Rangel Alves da Costa*
Vivo entre dois mundos. O mundo lá fora, do
asfalto, do ferro, da velocidade, do medo. E o mundo onde me resguardo para
viver. O mundo depois do abrir a porta e encontrar tudo que preciso para
esquecer o mundo lá fora.
O mundo lá fora é estranho demais para mim.
Tenho um mundo entre quatro paredes que acaba sendo todo o meu universo de
vida. Um mundo pequeno na medida, mas grande demais na sua significação.
O mundo lá fora é perigoso demais para mim. O
meu mundo de quatro paredes possui duas divisórias e assim se transforma em
meus continentes. E em três continentes espalho o que sozinho faço.
O mundo lá fora é violento e barulhento
demais. O meu mundo fica ao redor do mundo lá fora, mas me esqueço de tudo mais
adiante quando ultrapasso a porta ou o portão e reencontro toda a minha vida.
O mundo lá fora é traiçoeiro e arrogante
demais. O meu mundo possui a singeleza de uma poesia e a paz dum entardecer. O
único habitante desse mundo sou eu, além dos livros, das pinturas, desenhos,
cactos e artesanatos.
O mundo lá fora possui tudo e sempre nada. O
meu mundo possui quase nada e indescritivelmente tudo. Além dos birôs, dos
sofás, das cadeiras, das estantes, dos armários, das tecnologias, o meu mundo
possui a feição de ninho e o aspecto de baú antigo.
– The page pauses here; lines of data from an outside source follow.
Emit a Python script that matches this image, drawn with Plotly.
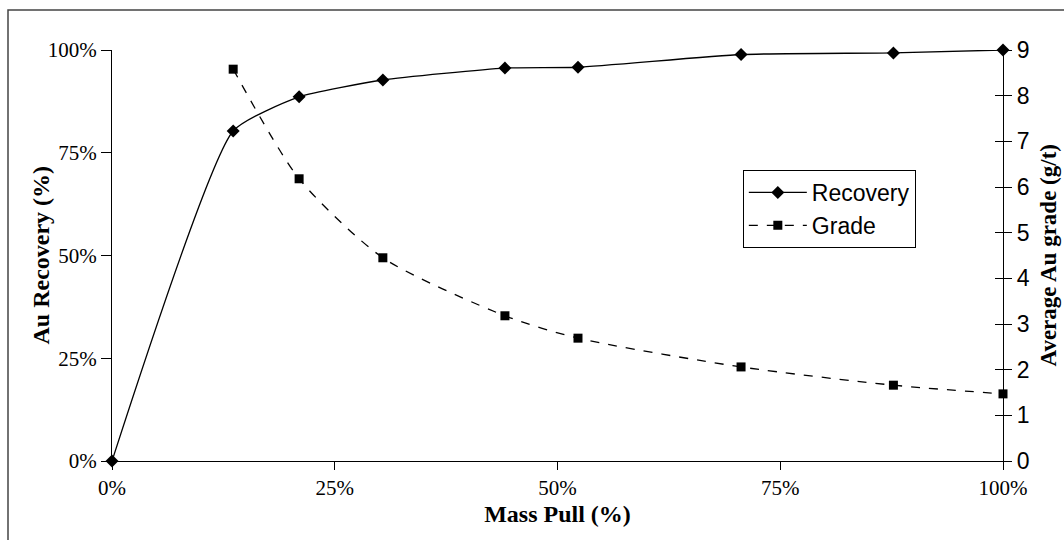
import plotly.graph_objects as go

mass_pull = [0.0, 0.136, 0.210, 0.304, 0.441, 0.523, 0.706, 0.877, 1.0]
recovery = [0.0, 0.803, 0.886, 0.927, 0.956, 0.958, 0.989, 0.993, 1.0]
grade_x = [0.136, 0.210, 0.304, 0.441, 0.523, 0.706, 0.877, 1.0]
grade = [8.58, 6.18, 4.45, 3.18, 2.69, 2.06, 1.66, 1.47]

serif = "Liberation Serif, Times New Roman, serif"
sans = "Liberation Sans, Arial, sans-serif"

fig = go.Figure()
fig.add_trace(go.Scatter(
    x=mass_pull, y=recovery, name="Recovery", mode="lines+markers",
    line=dict(color="black", width=1.3, shape="spline", smoothing=0.5),
    marker=dict(symbol="diamond", size=10, color="black"),
    cliponaxis=False, yaxis="y"))
fig.add_trace(go.Scatter(
    x=grade_x, y=grade, name="Grade", mode="lines+markers",
    line=dict(color="black", width=1.3, dash="dash", shape="spline", smoothing=0.7),
    marker=dict(symbol="square", size=9, color="black"),
    cliponaxis=False, yaxis="y2"))
fig.add_trace(go.Scatter(
    x=[1.0], y=[0], mode="markers", marker=dict(opacity=0), showlegend=False,
    hoverinfo="skip", yaxis="y3"))

fig.update_layout(
    width=1064, height=540,
    margin=dict(l=112, r=61, t=50, b=79),
    paper_bgcolor="white", plot_bgcolor="white",
    showlegend=True,
    legend=dict(x=0.708, y=0.708, xanchor="left", yanchor="top",
                bordercolor="black", borderwidth=1, bgcolor="white",
                font=dict(family=sans, size=23, color="black"),
                itemwidth=58, tracegroupgap=0),
    xaxis=dict(range=[0, 1], tickvals=[0, 0.25, 0.5, 0.75, 1.0],
               ticktext=["0%", "25%", "50%", "75%", "100%"],
               showgrid=False, zeroline=False, showline=True, linecolor="black",
               linewidth=1.3, ticks="outside", ticklen=8, tickcolor="black",
               tickfont=dict(family=serif, size=21, color="black"),
               title=dict(text="<b>Mass Pull (%)</b>", font=dict(family=serif, size=24, color="black"), standoff=5)),
    yaxis=dict(range=[0, 1], tickvals=[0, 0.25, 0.5, 0.75, 1.0],
               ticktext=["0%", "25%", "50%", "75%", "100%"],
               showgrid=False, zeroline=False, showline=True, linecolor="black",
               linewidth=1.3, ticks="outside", ticklen=10, tickcolor="black",
               tickfont=dict(family=serif, size=21, color="black")),
    yaxis2=dict(range=[0, 9], dtick=1, overlaying="y", side="right",
                showgrid=False, zeroline=False, showline=True, linecolor="black",
                linewidth=1.3, ticks="outside", ticklen=8, tickcolor="black",
                tickfont=dict(family=sans, size=23, color="black")),
    yaxis3=dict(range=[0, 9], dtick=1, overlaying="y", side="right", anchor="x",
                showgrid=False, zeroline=False, showline=False,
                ticks="inside", ticklen=8, tickcolor="black", showticklabels=False),
    annotations=[
        dict(text="<b>Au Recovery (%)</b>", xref="paper", yref="paper",
             x=(40 - 112) / 891, y=0.5, xanchor="center", yanchor="middle",
             textangle=-90, showarrow=False,
             font=dict(family=serif, size=24, color="black")),
        dict(text="<b>Average Au grade (g/t)</b>", xref="paper", yref="paper",
             x=(1048 - 112) / 891, y=0.5, xanchor="center", yanchor="middle",
             textangle=-90, showarrow=False,
             font=dict(family=serif, size=23, color="black")),
    ],
    shapes=[dict(type="rect", xref="paper", yref="paper",
                 x0=-104 / 891, x1=1.1, y0=-0.3, y1=1 + 40 / 411,
                 line=dict(color="#444", width=1.5), layer="below")],
)

fig.write_html("out.html")
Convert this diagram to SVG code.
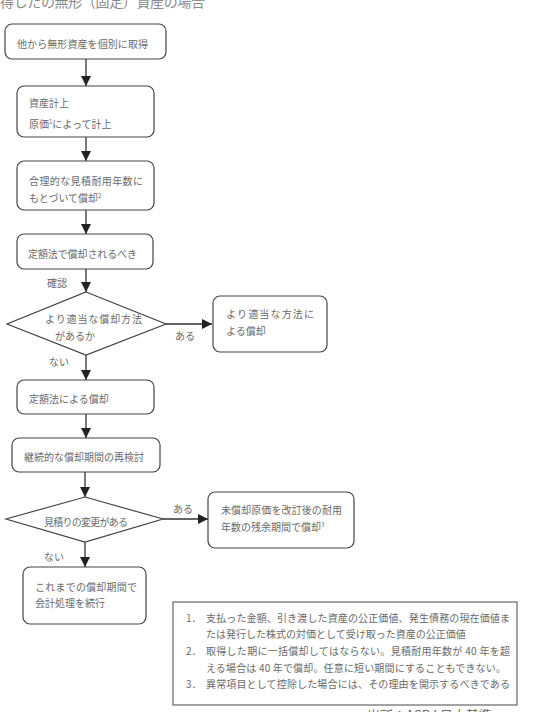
<svg xmlns="http://www.w3.org/2000/svg" width="533" height="712" viewBox="0 0 533 712">
<style>
text{font-family:"Noto Sans CJK JP","Noto Sans",sans-serif;fill:#6a6a6a;font-size:10px}
.box{fill:#fff;stroke:#444;stroke-width:1.2}
.dia{fill:#fff;stroke:#444;stroke-width:1.2}
.note{fill:#fff;stroke:#666;stroke-width:1.2}
.con{stroke:#333;stroke-width:1.3;fill:none}
.sup{font-size:6px}
.title{font-size:14px;fill:#8a8a8a}
</style>
<defs>
<marker id="ah" markerUnits="userSpaceOnUse" markerWidth="12" markerHeight="12" viewBox="0 0 12 12" refX="11" refY="6" orient="auto">
<path d="M1,1 L11,6 L1,11 Z" fill="#222"/>
</marker>
</defs>
<rect width="533" height="712" fill="#fff"/>
<text class="title" x="0" y="7" textLength="205">得したの無形（固定）資産の場合</text>

<g id="connectors">
<line class="con" x1="86" y1="59" x2="86" y2="86" marker-end="url(#ah)"/>
<line class="con" x1="86" y1="137" x2="86" y2="161" marker-end="url(#ah)"/>
<line class="con" x1="86" y1="210" x2="86" y2="234" marker-end="url(#ah)"/>
<line class="con" x1="86" y1="269" x2="86" y2="292" marker-end="url(#ah)"/>
<line class="con" x1="166" y1="324" x2="212" y2="324" marker-end="url(#ah)"/>
<line class="con" x1="86" y1="355" x2="86" y2="380" marker-end="url(#ah)"/>
<line class="con" x1="86" y1="414" x2="86" y2="438" marker-end="url(#ah)"/>
<line class="con" x1="85" y1="472" x2="85" y2="497" marker-end="url(#ah)"/>
<line class="con" x1="163" y1="519" x2="208" y2="519" marker-end="url(#ah)"/>
<line class="con" x1="85" y1="542" x2="85" y2="567" marker-end="url(#ah)"/>
<text x="47" y="287">確認</text>
<text x="175" y="340">ある</text>
<text x="49" y="366">ない</text>
<text x="173" y="513">ある</text>
<text x="44" y="561">ない</text>
</g>

<g id="n1">
<rect class="box" x="5" y="24" width="161" height="35" rx="7"/>
<text x="17" y="48" textLength="131">他から無形資産を個別に取得</text>
</g>
<g id="n2">
<rect class="box" x="17" y="86" width="137" height="51" rx="7"/>
<text x="29" y="107">資産計上</text>
<text x="29" y="128">原価<tspan class="sup" dy="-4">1</tspan><tspan dy="4">によって計上</tspan></text>
</g>
<g id="n3">
<rect class="box" x="17" y="161" width="137" height="49" rx="7"/>
<text x="29" y="185" textLength="114">合理的な見積耐用年数に</text>
<text x="29" y="202">もとづいて償却<tspan class="sup" dy="-4">2</tspan></text>
</g>
<g id="n4">
<rect class="box" x="17" y="234" width="136" height="35" rx="7"/>
<text x="28" y="258" textLength="109">定額法で償却されるべき</text>
</g>
<g id="d1">
<polygon class="dia" points="86,292 166,324 86,355 7,324"/>
<text x="45" y="323" textLength="97">より適当な償却方法</text>
<text x="55" y="340">があるか</text>
</g>
<g id="n5">
<rect class="box" x="213" y="296" width="114" height="56" rx="7"/>
<text x="226" y="318" textLength="88">より適当な方法に</text>
<text x="226" y="335">よる償却</text>
</g>
<g id="n6">
<rect class="box" x="17" y="380" width="137" height="34" rx="7"/>
<text x="29" y="403">定額法による償却</text>
</g>
<g id="n7">
<rect class="box" x="12" y="438" width="148" height="34" rx="7"/>
<text x="24" y="461">継続的な償却期間の再検討</text>
</g>
<g id="d2">
<polygon class="dia" points="85,497 163,519 85,542 6,519"/>
<text x="44" y="526" textLength="84">見積りの変更がある</text>
</g>
<g id="n8">
<rect class="box" x="208" y="492" width="146" height="56" rx="7"/>
<text x="221" y="514" textLength="121">未償却原価を改訂後の耐用</text>
<text x="221" y="531">年数の残余期間で償却<tspan class="sup" dy="-4">3</tspan></text>
</g>
<g id="n9">
<rect class="box" x="23" y="567" width="123" height="57" rx="7"/>
<text x="35" y="591" textLength="102">これまでの償却期間で</text>
<text x="35" y="607">会計処理を続行</text>
</g>
<g id="notes">
<rect class="note" x="173" y="602" width="344" height="103"/>
<text x="186" y="622">1．</text>
<text x="206" y="622" textLength="304">支払った金額、引き渡した資産の公正価値、発生債務の現在価値ま</text>
<text x="206" y="638">たは発行した株式の対価として受け取った資産の公正価値</text>
<text x="186" y="655">2．</text>
<text x="206" y="655" textLength="304">取得した期に一括償却してはならない。見積耐用年数が 40 年を超</text>
<text x="206" y="672" textLength="300">える場合は 40 年で償却。任意に短い期間にすることもできない。</text>
<text x="186" y="688">3．</text>
<text x="206" y="688" textLength="304">異常項目として控除した場合には、その理由を開示するべきである</text>
</g>
<text x="367" y="720" style="font-size:13px">出所：ASBJ 日本基準</text>
</svg>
No meu mundo trabalho, no meu mundo escrevo,
no meu mundo vivo praticamente todo o meu viver. Um mundo chamado escritório,
mas não um escritório qualquer. Um local como aquele lugar da casa onde a
pessoa se sente bem em estar, assim como um solar ou uma varanda de repouso e
descanso.
O meu mundo parece sorrir quando chego e
sempre abraço meu mundo. Tudo limpinho, tudo arrumado, tudo no seu devido
lugar. Sou metódico demais, preocupado demais em guardar tudo no lugar exato e
sem preocupação alguma quando tenho de encontrar um documento, um jornal
antigo, uma fotografia, tudo o que for necessário e útil.
Sei em qual local da estante estão meus cd’s
de música clássica. Sei onde em que local de outra estante estão guardados os
meus pincéis, minhas tintas, meus guaches, meus vernizes, meus lápis de
desenho. Sei onde estão os manuscritos de façanhas cangaceiras e sertanejas que
meu pai deixou.
Sei em quais pastas estão as fotografias
pessoais e as familiares e históricas. Sei das cartas, bilhetes, rascunhos,
escritos. Sei de todos os processos já arquivados e dos feitos em andamento.
Sei do que há em cada pasta guardada nas estantes e do que tratam os recortes,
os esboços e manuscritos que carinhosamente mantenho comigo.
Como afirmado, meu mundo é dividido em três
pequenos espaços. Na entrada, pelo lado da rua, uma pequena área onde de vez em
quando estendo a espreguiçadeira e também onde costumo ficar mirando as chuvas
que caem nas madrugadas. Na outra parte, um birô com cadeiras, estante com
cactos, artesanato sertanejo (cangaceiros, bois, cavalos, pequenos objetos em
argila), um birô e mais de uma dezena de desenhos emoldurados nas paredes.
Todos de minha autoria.
Na parte principal, onde geralmente sou
encontrado envolto em meu mundo, um birô, sofás, estantes e um armário. E
quadros e desenhos com motivos sertanejos pelas paredes. Também retratos nas
paredes e diversos objetos artesanais. Livros escolhidos, processos em pauta,
objetos sacros e até um chapéu cangaceiro acima da estante, ao lado de dois
imponentes animais de barro.
É no continente maior desse mundo que
escrevo, penso, reflito, recordo, sou feliz e sou triste. E ouço Offenbach,
Strauss e Tchaikovsky para deitar à relva nos espaços além desse mundo.